Perhaps most useful: ABLE accounts with balances up to $100,000 are not factored into the formulas used to calculate eligibility for means-tested federal benefits, such as supplemental security income (SSI), that limits other savings to just $2,000.

Jonathan Greeson

Since the Achieving a Better Life Experience (ABLE) Act was passed in 2014, enabling the accounts, disabled persons have opened about 120,000 ABLE accounts with an average account balance of $9,300. “That’s an amount of money that many of these folks did not previously have the ability to save, invest, and build,” says Miranda Kennedy, director of the ABLE National Resource Center. “It’s a game-changer.” (Follow @theABLENRC on Facebook and Twitter for their August #ABLEtoSave campaign.)

Individual Development Account (IDA). This is another savings vehicle that doesn’t count against the SSI resource limit. IDAs also come with a huge benefit: in many states, contributions are matched dollar for dollar. The catch is that IDAs are available only to low-income people who meet several requirements, one of which is that their income must be less than 200% of the federal poverty line — a threshold of $27,180 in 2022. Additionally, to be IDA-eligible, a person may not have savings of more than $10,000. So, while an IDA may be a great first step in a savings plan, other options may make more sense once personal assets begin to grow.

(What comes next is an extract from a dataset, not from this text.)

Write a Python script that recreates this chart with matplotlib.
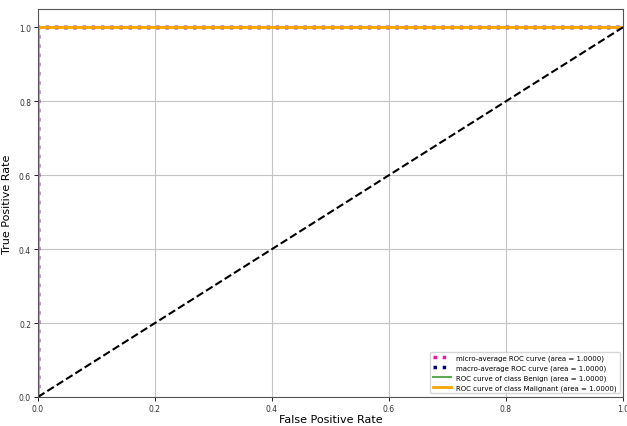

Earning interest on savings. Savings accounts generally produce a much lower investment return than, for example, a mutual fund, which is why long-term goals such as saving for retirement often involve investment vehicles such as a Roth IRA. Savings, in contrast, is readily accessible and safe from market fluctuations.

Still, people can earn interest on their savings by putting their money in a high-yield savings account or money market account. For people who know they won’t need to access their savings for at least a few months, options such as certificates of deposit (CDs) and Treasury bills can deliver even better rates.

Keep in mind that mutual funds, Roth IRAs, CDs, Treasury bills, and most savings accounts are countable resources that impact SSI.

Any of the savings vehicles mentioned above can set a person on a path toward financial independence.

“Savings are the foundation on which to build your plan,” Greeson says. “Without savings, it’s very difficult to move forward.”